Anger itself is not a problem. Nope.

Anger is often connected to unpleasant outbursts, to yelling and screaming and cursing at people, to heated arguments, to fights, to conflicts both verbal and physical, to abuse, to violence.

But anger is not the problem.

Anger is a feeling. It is not bad; it is not good; it just is.

Anger is a feeling, and a feeling is a message. Physical pain is a message to you about some sort of physical damage happening to your body. Emotional pain (anger, in this case) is a message to you about some sort of emotional, mental, psychic, or spiritual damage happening to you. Whether the damage is perceived or real doesn’t matter. The message is there to get you to wake up! Pay attention! Check it out! Make it stop!

If you check it out and determine that there’s no damage, cool. Then you can let go of the feeling. If you can’t quite let go of the feeling, maybe you should check it out again.

There’s a problem when anger, especially a whole lot of anger, occurring over a long period of time, isn’t expressed.

When anger isn’t expressed, it isn’t alleviated. It doesn’t just disappear.

It simmers.

Anger is what motivates us to take action and fix, change, stop, or fight something.

Not all of our anger is well-directed, of course. Sometimes it motivates us to take stupid actions. Very often we try to fix (or change or stop or fight) the wrong thing entirely. But that’s another story.

The anger that doesn’t get to be, and act, and solve, and express, becomes something much darker than anger. It becomes bad, bad juju.

It’s bad for the person holding it in. After a while, it starts to color all your emotions, your perspectives, and your assumptions. It will poison your relationship with the person who instigated the anger, but that’s not all it will do. It will poison your relationships with other people.

You will become a weird mix of very sensitive and rock-hard.

That’s because of the super-sized steel tank you’ve put around your pressurized anger. It’s big and impenetrable and it takes up a lot of internal space and people go clanging around in there, trying to be friends and connect, and suddenly they get this rock-hard, cold, metallic response from you.

At other times, they’ll get a completely over-the-top sensitive reaction from you. That’s because all your other emotions – joy, grief, wonder, appreciation, insecurity, disgust, so on – are now all smushed uncomfortably into tiny little spaces around your big anger tank.

They get squished and pressurized, too. One of those emotions gets a random poke and it just fizzes up and bursts out all over, and you’re just left standing at the zoo, sobbing uncontrollably because of the beauty of the panda bears, and you don’t know why. Or you’re inexplicably, deeply, horribly wounded by a friend’s comment that “Maybe we shouldn’t go to the zoo, it was a little… tricky… last time.” And you spend days crying, hiding in your room, living on peanut-butter-filled pretzels, because you can’t stop thinking about the implications of every single word and your friendship and the animals and what does tricky even mean and who even says that? and it keeps on going until you manage to pull yourself together.

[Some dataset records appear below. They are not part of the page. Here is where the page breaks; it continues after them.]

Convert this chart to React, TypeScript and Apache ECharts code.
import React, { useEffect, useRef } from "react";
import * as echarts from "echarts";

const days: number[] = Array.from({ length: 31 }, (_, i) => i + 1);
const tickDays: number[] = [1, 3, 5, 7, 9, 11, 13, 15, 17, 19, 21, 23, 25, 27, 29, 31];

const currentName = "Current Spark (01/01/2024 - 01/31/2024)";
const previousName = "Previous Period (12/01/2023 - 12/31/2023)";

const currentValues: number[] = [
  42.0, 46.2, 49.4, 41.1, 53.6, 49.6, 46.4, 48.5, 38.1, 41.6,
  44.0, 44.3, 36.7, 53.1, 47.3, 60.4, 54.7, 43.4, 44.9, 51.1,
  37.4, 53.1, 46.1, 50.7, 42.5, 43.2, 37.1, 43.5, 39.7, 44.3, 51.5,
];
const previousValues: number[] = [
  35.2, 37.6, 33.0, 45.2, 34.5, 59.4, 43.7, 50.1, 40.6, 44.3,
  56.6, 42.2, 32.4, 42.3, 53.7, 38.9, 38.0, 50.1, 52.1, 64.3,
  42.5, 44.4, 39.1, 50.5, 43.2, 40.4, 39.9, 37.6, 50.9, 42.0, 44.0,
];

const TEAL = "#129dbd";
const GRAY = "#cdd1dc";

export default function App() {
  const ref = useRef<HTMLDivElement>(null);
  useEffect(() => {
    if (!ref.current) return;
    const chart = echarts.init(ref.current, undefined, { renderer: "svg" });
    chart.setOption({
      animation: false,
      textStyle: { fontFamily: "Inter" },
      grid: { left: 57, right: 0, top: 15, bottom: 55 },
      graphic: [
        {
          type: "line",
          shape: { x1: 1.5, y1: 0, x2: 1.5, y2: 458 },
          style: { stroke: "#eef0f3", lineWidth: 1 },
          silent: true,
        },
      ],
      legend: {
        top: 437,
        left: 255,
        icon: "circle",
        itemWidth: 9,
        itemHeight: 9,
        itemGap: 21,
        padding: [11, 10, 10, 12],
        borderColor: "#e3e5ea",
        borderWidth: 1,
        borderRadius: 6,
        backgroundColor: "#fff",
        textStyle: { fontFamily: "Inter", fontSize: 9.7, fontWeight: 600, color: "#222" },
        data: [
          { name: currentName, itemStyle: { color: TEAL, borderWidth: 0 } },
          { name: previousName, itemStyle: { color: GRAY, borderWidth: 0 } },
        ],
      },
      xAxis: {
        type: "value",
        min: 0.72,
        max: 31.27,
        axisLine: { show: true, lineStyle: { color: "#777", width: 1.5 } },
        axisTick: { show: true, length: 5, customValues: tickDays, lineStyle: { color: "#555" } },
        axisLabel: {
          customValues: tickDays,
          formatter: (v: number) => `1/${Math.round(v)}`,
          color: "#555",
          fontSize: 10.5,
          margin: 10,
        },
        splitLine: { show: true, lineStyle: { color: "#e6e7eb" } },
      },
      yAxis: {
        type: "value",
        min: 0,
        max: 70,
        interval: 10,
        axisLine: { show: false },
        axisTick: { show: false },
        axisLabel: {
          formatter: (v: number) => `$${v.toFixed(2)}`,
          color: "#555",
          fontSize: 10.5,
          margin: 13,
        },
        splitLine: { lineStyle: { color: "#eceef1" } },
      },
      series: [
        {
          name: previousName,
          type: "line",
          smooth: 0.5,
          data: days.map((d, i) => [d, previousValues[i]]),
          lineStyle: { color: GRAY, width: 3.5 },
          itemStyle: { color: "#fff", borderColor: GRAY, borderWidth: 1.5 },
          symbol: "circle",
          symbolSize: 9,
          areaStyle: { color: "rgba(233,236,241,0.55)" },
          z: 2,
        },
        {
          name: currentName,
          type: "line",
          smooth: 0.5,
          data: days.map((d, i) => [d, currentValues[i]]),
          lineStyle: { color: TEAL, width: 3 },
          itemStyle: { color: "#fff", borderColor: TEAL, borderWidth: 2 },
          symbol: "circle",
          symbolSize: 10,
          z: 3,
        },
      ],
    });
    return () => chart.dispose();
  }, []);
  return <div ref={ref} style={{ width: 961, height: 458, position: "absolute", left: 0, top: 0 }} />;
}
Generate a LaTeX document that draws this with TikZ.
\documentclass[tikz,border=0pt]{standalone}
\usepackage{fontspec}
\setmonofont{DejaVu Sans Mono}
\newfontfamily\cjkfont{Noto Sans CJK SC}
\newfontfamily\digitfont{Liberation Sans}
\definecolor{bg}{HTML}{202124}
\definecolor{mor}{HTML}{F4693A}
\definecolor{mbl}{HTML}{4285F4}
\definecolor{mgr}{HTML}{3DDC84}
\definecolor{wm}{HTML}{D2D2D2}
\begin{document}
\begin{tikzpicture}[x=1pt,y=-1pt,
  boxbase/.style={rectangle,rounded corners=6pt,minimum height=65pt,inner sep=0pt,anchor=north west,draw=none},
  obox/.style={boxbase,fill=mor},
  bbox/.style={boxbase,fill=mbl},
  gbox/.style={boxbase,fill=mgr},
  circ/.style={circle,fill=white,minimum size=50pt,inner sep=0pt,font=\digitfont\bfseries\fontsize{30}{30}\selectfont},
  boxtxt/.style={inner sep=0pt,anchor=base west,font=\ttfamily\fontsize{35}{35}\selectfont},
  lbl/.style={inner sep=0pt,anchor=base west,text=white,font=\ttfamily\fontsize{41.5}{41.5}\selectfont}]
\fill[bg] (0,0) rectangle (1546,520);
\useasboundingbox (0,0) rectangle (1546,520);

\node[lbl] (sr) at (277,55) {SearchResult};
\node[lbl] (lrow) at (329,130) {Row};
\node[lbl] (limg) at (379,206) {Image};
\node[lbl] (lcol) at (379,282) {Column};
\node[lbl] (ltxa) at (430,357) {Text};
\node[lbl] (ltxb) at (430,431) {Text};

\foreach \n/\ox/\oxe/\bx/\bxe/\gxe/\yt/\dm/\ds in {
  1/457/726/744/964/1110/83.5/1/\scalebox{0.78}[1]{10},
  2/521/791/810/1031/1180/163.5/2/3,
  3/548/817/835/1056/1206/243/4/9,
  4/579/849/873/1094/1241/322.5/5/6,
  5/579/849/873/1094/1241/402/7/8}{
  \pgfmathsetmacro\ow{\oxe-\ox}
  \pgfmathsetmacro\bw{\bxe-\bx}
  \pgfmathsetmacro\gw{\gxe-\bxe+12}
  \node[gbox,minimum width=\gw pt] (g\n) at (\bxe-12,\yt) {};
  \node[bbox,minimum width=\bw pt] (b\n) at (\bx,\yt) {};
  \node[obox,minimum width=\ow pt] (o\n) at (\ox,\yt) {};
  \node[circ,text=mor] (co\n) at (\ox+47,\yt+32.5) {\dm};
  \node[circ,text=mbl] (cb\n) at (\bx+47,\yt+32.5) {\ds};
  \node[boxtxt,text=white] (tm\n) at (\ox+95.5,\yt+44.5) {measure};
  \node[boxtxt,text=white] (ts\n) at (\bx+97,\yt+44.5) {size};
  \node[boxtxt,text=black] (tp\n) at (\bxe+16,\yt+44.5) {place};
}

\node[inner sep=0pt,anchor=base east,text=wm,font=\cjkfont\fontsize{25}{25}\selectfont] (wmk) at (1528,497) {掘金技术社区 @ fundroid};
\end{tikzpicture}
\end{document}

But you don’t know when it will happen again, and you don’t know why you respond that way, and you hate feeling out of control, and you hate the deep dark rage that pushes its way up sometimes because it scares you and you don’t know what to do with it and isn’t it bad? and what will happen if you let it out? so you stomp it back down, back into the tank, and you twist it shut and hope it stays that way.